Ainsi, le Conseil d’Etat a jugé que le moyen tiré de ce que l’interdiction de la production, du stockage et de la circulation de produits phytopharmaceutiques contenant des substances actives non approuvées par l’Union européenne pour des raisons liées à la protection de la santé humaine ou animale ou de l’environnement prévue par ces dispositions est susceptible de porter atteinte à la liberté d’entreprendre, soulève une question présentant un caractère sérieux.
Cette décision inédite est représentative de la tendance de la juridiction administrative et du Conseil constitutionnel à une plus grande protection des libertés économiques.
Il est important de souligner qu’elle ne présume pas, néanmoins, de la décision qui sera rendue par le Conseil constitutionnel.
3. Sur la saisine du Conseil Constitutionnel
Désormais, il appartiendra au Conseil constitutionnel – seule juridiction compétente pour juger de la conformité d’une disposition législative à la Constitution – de se prononcer sur la conformité du IV de l’article L. 253-8 du code rural et de la pêche maritime à la liberté d’entreprendre qui découle de l’article 4 de la Déclaration des droits de l’homme et du citoyen de 1789.
Sur ce point, le Conseil constitutionnel juge traditionnellement qu’il est « loisible au législateur d’apporter à la liberté d’entreprendre, qui découle de l’article 4 de la Déclaration de 1789, des limitations liées à des exigences constitutionnelles ou justifiées par l’intérêt général, à la condition qu’il n’en résulte pas d’atteintes disproportionnées au regard de l’objectif poursuivi » (cf. par exemple décision n° 2013-346 QPC du 11 octobre 2013, société Schuepbach Energy LLC).
Autrement dit, ce n’est que dans l’hypothèse où le Conseil Constitutionnel juge que « l’interdiction de la production, du stockage et de la circulation de produits phytopharmaceutiques contenant des substances actives non approuvées par l’Union européenne pour des raisons liées à la protection de la santé humaine ou animale ou de l’environnement » est disproportionnée au regard de l’objectif poursuivi qu’il déclarera cette interdiction contraire à la Constitution.
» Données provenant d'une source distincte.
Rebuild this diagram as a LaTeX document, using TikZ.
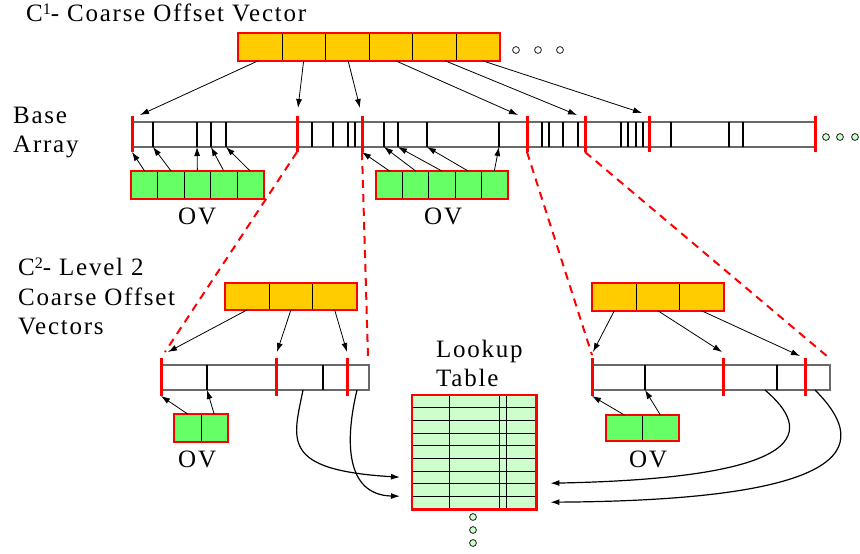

Le Conseil Constitutionnel avait d’ailleurs jugé que l’interdiction de l’exploration et l’exploitation des mines d’hydrocarbures liquides ou gazeux par des forages suivis de fracturation hydraulique sur le territoire national, prévue par l’article 1er de la loi n° 2011-835 du 13 juillet 2011, ne présentait pas un caractère disproportionné au regard du but d’intérêt général de protection de l’environnement poursuivi (cf. décision société Schuepbach Energy LLC, précitée).